[BEGIN Supplied material]

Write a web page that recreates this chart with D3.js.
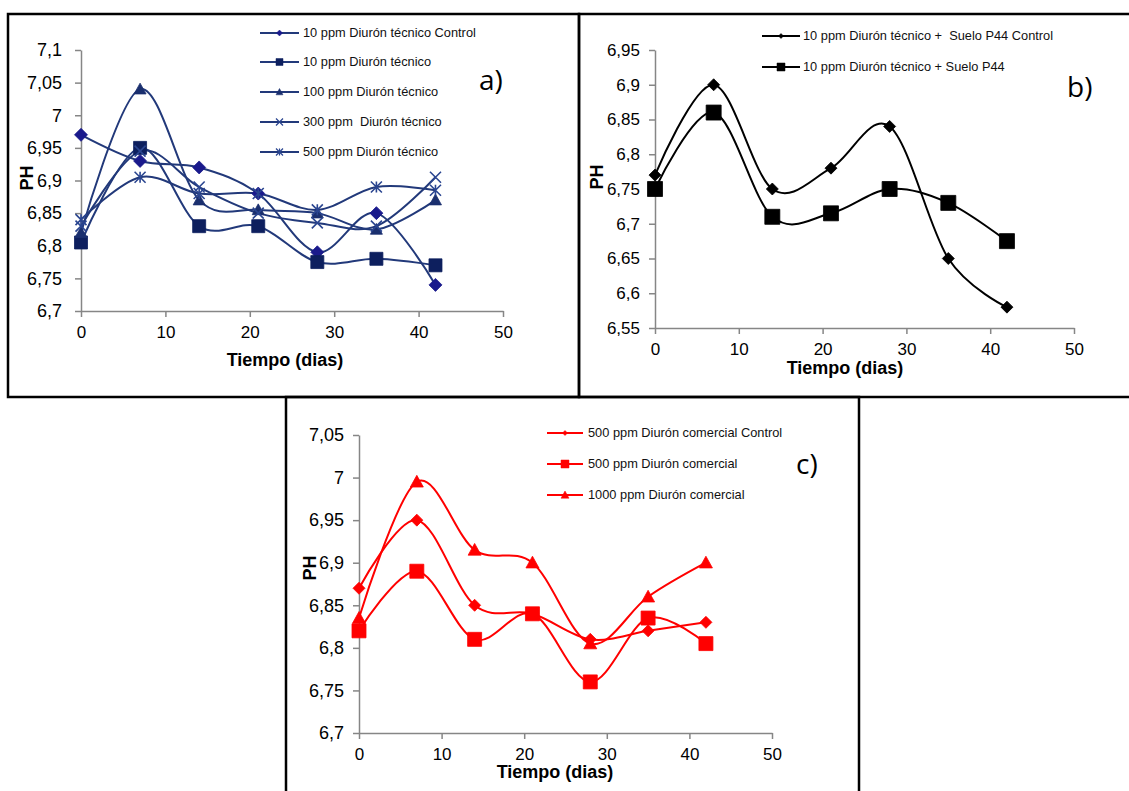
<!DOCTYPE html>
<html>
<head>
<meta charset="utf-8">
<script src="https://cdn.jsdelivr.net/npm/d3@7"></script>
<style>
    body { margin: 0; background: #fff; }
    svg { display: block; }
    .tick text { font-family: "Liberation Sans", Arial, sans-serif; fill: #000; }
    .axis path, .axis line { stroke: #868686; stroke-width: 1.5; }
    .legend-text { font-family: "Liberation Sans", Arial, sans-serif; font-size: 12.8px; fill: #111; white-space: pre; }
    .axis-title { font-family: "Liberation Sans", Arial, sans-serif; font-weight: bold; font-size: 18px; fill: #000; }
    .panel-label { font-family: "Open Sans", "Noto Sans", sans-serif; font-size: 28px; fill: #000; }
</style>
</head>
<body>
<div id="chart"></div>
<script>
// sampling days (shared by every panel)
const days = [0, 7, 14, 21, 28, 35, 42];

// panel a) - technical diuron
const namesA = ["10 ppm Diurón técnico Control", "10 ppm Diurón técnico", "100 ppm Diurón técnico",
    "300 ppm  Diurón técnico", "500 ppm Diurón técnico"];
const ctrl10A = [6.97, 6.93, 6.92, 6.88, 6.79, 6.85, 6.74];
const tec10A = [6.805, 6.95, 6.83, 6.83, 6.775, 6.78, 6.77];
const tec100A = [6.82, 7.04, 6.87, 6.855, 6.85, 6.825, 6.87];
const tec300A = [6.83, 6.945, 6.89, 6.85, 6.835, 6.83, 6.905];
const tec500A = [6.84, 6.905, 6.88, 6.88, 6.855, 6.89, 6.885];
const yTicksA = [6.7, 6.75, 6.8, 6.85, 6.9, 6.95, 7, 7.05, 7.1];

// panel b) - technical diuron + soil P44
const namesB = ["10 ppm Diurón técnico +  Suelo P44 Control", "10 ppm Diurón técnico + Suelo P44"];
const ctrlB = [6.77, 6.9, 6.75, 6.78, 6.84, 6.65, 6.58];
const sueloB = [6.75, 6.86, 6.71, 6.715, 6.75, 6.73, 6.675];
const yTicksB = [6.55, 6.6, 6.65, 6.7, 6.75, 6.8, 6.85, 6.9, 6.95];

// panel c) - commercial diuron
const namesC = ["500 ppm Diurón comercial Control", "500 ppm Diurón comercial", "1000 ppm Diurón comercial"];
const ctrl500C = [6.87, 6.95, 6.85, 6.84, 6.81, 6.82, 6.83];
const com500C = [6.82, 6.89, 6.81, 6.84, 6.76, 6.835, 6.805];
const com1000C = [6.835, 6.995, 6.915, 6.9, 6.805, 6.86, 6.9];
const yTicksC = [6.7, 6.75, 6.8, 6.85, 6.9, 6.95, 7, 7.05];

const xTicks = [0, 10, 20, 30, 40, 50];

const W = 1129, H = 791;

const svg = d3.select("#chart").append("svg")
    .attr("width", W)
    .attr("height", H);

svg.append("rect").attr("width", W).attr("height", H).attr("fill", "#fff");

// panel frames
svg.append("rect").attr("x", 8).attr("y", 14).attr("width", 571).attr("height", 383)
    .attr("fill", "none").attr("stroke", "#000").attr("stroke-width", 2.5);
svg.append("rect").attr("x", 579).attr("y", 14).attr("width", 570).attr("height", 383)
    .attr("fill", "none").attr("stroke", "#000").attr("stroke-width", 2.5);
svg.append("rect").attr("x", 286).attr("y", 397).attr("width", 573).attr("height", 420)
    .attr("fill", "none").attr("stroke", "#000").attr("stroke-width", 2.5);

// marker shapes
function markerPath(type, s) {
    let h = s / 2;
    if (type === "diamond") return `M0,${-h}L${h},0L0,${h}L${-h},0Z`;
    if (type === "square") return `M${-h},${-h}H${h}V${h}H${-h}Z`;
    if (type === "triangle") return `M0,${-h}L${h},${h * 0.8}L${-h},${h * 0.8}Z`;
    if (type === "times") return `M${-h},${-h}L${h},${h}M${-h},${h}L${h},${-h}`;
    if (type === "star") return `M${-h},${-h}L${h},${h}M${-h},${h}L${h},${-h}M0,${-h}V${h}`;
    return "";
}

function fmt(d) {
    return String(+d.toFixed(2)).replace(".", ",");
}

/* * * * * * * * * * * * * *
*      class phPanel       *
* * * * * * * * * * * * * */
class phPanel {
    constructor(cfg) {
        this.cfg = cfg;
        this.initVis();
    }

    initVis() {
        let vis = this, c = vis.cfg;

        vis.g = svg.append("g");

        vis.x = d3.scaleLinear().domain([0, 50]).range([c.left, c.right]);
        vis.y = d3.scaleLinear().domain([c.yTicks[0], c.yTicks[c.yTicks.length - 1]]).range([c.bottom, c.top]);

        vis.g.append("g")
            .attr("class", "axis")
            .attr("transform", `translate(0,${c.bottom})`)
            .call(d3.axisBottom(vis.x).tickValues(xTicks).tickSize(6).tickSizeOuter(0).tickPadding(9))
            .selectAll("text").style("font-size", c.xFont + "px");

        vis.g.append("g")
            .attr("class", "axis")
            .attr("transform", `translate(${c.left},0)`)
            .call(d3.axisLeft(vis.y).tickValues(c.yTicks).tickFormat(fmt).tickSize(6).tickSizeOuter(0).tickPadding(c.yPad))
            .selectAll("text").style("font-size", c.yFont + "px");

        vis.g.append("text")
            .attr("class", "axis-title")
            .attr("x", c.xTitle[0]).attr("y", c.xTitle[1])
            .attr("text-anchor", "middle")
            .text("Tiempo (dias)");

        vis.g.append("text")
            .attr("class", "axis-title")
            .attr("transform", `translate(${c.yTitle[0]},${c.yTitle[1]}) rotate(-90)`)
            .attr("text-anchor", "middle")
            .attr("dy", "0.35em")
            .text("PH");

        vis.g.append("text")
            .attr("class", "panel-label")
            .attr("x", c.label[0]).attr("y", c.label[1])
            .text(c.labelText);

        vis.updateVis();
    }

    updateVis() {
        let vis = this, c = vis.cfg;

        let line = d3.line()
            .x((d, i) => vis.x(days[i]))
            .y(d => vis.y(d))
            .curve(d3.curveCardinal.tension(0));

        c.series.forEach(function (s) {
            vis.g.append("path")
                .attr("d", line(s.values))
                .attr("fill", "none")
                .attr("stroke", c.lineColor)
                .attr("stroke-width", 2);
        });

        c.series.forEach(function (s) {
            let stroked = s.marker === "times" || s.marker === "star";
            vis.g.selectAll(null)
                .data(s.values)
                .enter()
                .append("path")
                .attr("transform", (d, i) => `translate(${vis.x(days[i])},${vis.y(d)})`)
                .attr("d", markerPath(s.marker, s.size))
                .attr("fill", stroked ? "none" : s.color)
                .attr("stroke", s.color)
                .attr("stroke-width", stroked ? 1.6 : 0.8);
        });

        // legend
        c.series.forEach(function (s, i) {
            let ly = c.legend.rows[i];
            let lg = vis.g.append("g");
            lg.append("line")
                .attr("x1", c.legend.x1).attr("x2", c.legend.x2)
                .attr("y1", ly).attr("y2", ly)
                .attr("stroke", c.lineColor).attr("stroke-width", 2);
            let stroked = s.marker === "times" || s.marker === "star";
            lg.append("path")
                .attr("transform", `translate(${(c.legend.x1 + c.legend.x2) / 2},${ly})`)
                .attr("d", markerPath(s.marker, s.legendSize))
                .attr("fill", stroked ? "none" : s.color)
                .attr("stroke", s.color)
                .attr("stroke-width", stroked ? 1.2 : 0.5);
            lg.append("text")
                .attr("class", "legend-text")
                .attr("x", c.legend.tx).attr("y", ly)
                .attr("dy", "0.35em")
                .text(s.name);
        });
    }
}

new phPanel({
    left: 81, right: 503, top: 50, bottom: 311,
    yTicks: yTicksA, yFont: 18, xFont: 17, yPad: 13,
    xTitle: [285, 366], yTitle: [27, 178],
    label: [479, 90], labelText: "a)",
    lineColor: "#22397a",
    legend: {x1: 260, x2: 299, tx: 303, rows: [33, 62, 92, 122, 152]},
    series: [
        {name: namesA[0], values: ctrl10A, marker: "diamond", size: 13, legendSize: 6, color: "#1a1a8c"},
        {name: namesA[1], values: tec10A, marker: "square", size: 13, legendSize: 7, color: "#0d1f5e"},
        {name: namesA[2], values: tec100A, marker: "triangle", size: 12, legendSize: 7, color: "#1a2f6e"},
        {name: namesA[3], values: tec300A, marker: "times", size: 11, legendSize: 7, color: "#2a4590"},
        {name: namesA[4], values: tec500A, marker: "star", size: 11, legendSize: 7, color: "#2a4590"}
    ]
});

new phPanel({
    left: 655, right: 1074, top: 50, bottom: 328,
    yTicks: yTicksB, yFont: 17, xFont: 17, yPad: 9,
    xTitle: [845, 374], yTitle: [597, 177],
    label: [1067, 97], labelText: "b)",
    lineColor: "#000",
    legend: {x1: 762, x2: 800, tx: 803, rows: [36, 67]},
    series: [
        {name: namesB[0], values: ctrlB, marker: "diamond", size: 12, legendSize: 5, color: "#000"},
        {name: namesB[1], values: sueloB, marker: "square", size: 15, legendSize: 8, color: "#000"}
    ]
});

new phPanel({
    left: 359, right: 772, top: 435, bottom: 733,
    yTicks: yTicksC, yFont: 18, xFont: 17, yPad: 9,
    xTitle: [555, 778], yTitle: [310, 568],
    label: [796, 474], labelText: "c)",
    lineColor: "#ff0000",
    legend: {x1: 547, x2: 583, tx: 588, rows: [433, 464, 495]},
    series: [
        {name: namesC[0], values: ctrl500C, marker: "diamond", size: 12, legendSize: 5, color: "#ff0000"},
        {name: namesC[1], values: com500C, marker: "square", size: 14, legendSize: 8, color: "#ff0000"},
        {name: namesC[2], values: com1000C, marker: "triangle", size: 13, legendSize: 8, color: "#ff0000"}
    ]
});
</script>
</body>
</html>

[END Supplied material]

## Task to complete
Repeat only the lines from the beginning of the material through the line containing "6.85, 6.9, 6.95];", both ends kept, leaving pictures out.

## Reply to the exercise
Write a web page that recreates this chart with D3.js.
<!DOCTYPE html>
<html>
<head>
<meta charset="utf-8">
<script src="https://cdn.jsdelivr.net/npm/d3@7"></script>
<style>
    body { margin: 0; background: #fff; }
    svg { display: block; }
    .tick text { font-family: "Liberation Sans", Arial, sans-serif; fill: #000; }
    .axis path, .axis line { stroke: #868686; stroke-width: 1.5; }
    .legend-text { font-family: "Liberation Sans", Arial, sans-serif; font-size: 12.8px; fill: #111; white-space: pre; }
    .axis-title { font-family: "Liberation Sans", Arial, sans-serif; font-weight: bold; font-size: 18px; fill: #000; }
    .panel-label { font-family: "Open Sans", "Noto Sans", sans-serif; font-size: 28px; fill: #000; }
</style>
</head>
<body>
<div id="chart"></div>
<script>
// sampling days (shared by every panel)
const days = [0, 7, 14, 21, 28, 35, 42];

// panel a) - technical diuron
const namesA = ["10 ppm Diurón técnico Control", "10 ppm Diurón técnico", "100 ppm Diurón técnico",
    "300 ppm  Diurón técnico", "500 ppm Diurón técnico"];
const ctrl10A = [6.97, 6.93, 6.92, 6.88, 6.79, 6.85, 6.74];
const tec10A = [6.805, 6.95, 6.83, 6.83, 6.775, 6.78, 6.77];
const tec100A = [6.82, 7.04, 6.87, 6.855, 6.85, 6.825, 6.87];
const tec300A = [6.83, 6.945, 6.89, 6.85, 6.835, 6.83, 6.905];
const tec500A = [6.84, 6.905, 6.88, 6.88, 6.855, 6.89, 6.885];
const yTicksA = [6.7, 6.75, 6.8, 6.85, 6.9, 6.95, 7, 7.05, 7.1];

// panel b) - technical diuron + soil P44
const namesB = ["10 ppm Diurón técnico +  Suelo P44 Control", "10 ppm Diurón técnico + Suelo P44"];
const ctrlB = [6.77, 6.9, 6.75, 6.78, 6.84, 6.65, 6.58];
const sueloB = [6.75, 6.86, 6.71, 6.715, 6.75, 6.73, 6.675];
const yTicksB = [6.55, 6.6, 6.65, 6.7, 6.75, 6.8, 6.85, 6.9, 6.95];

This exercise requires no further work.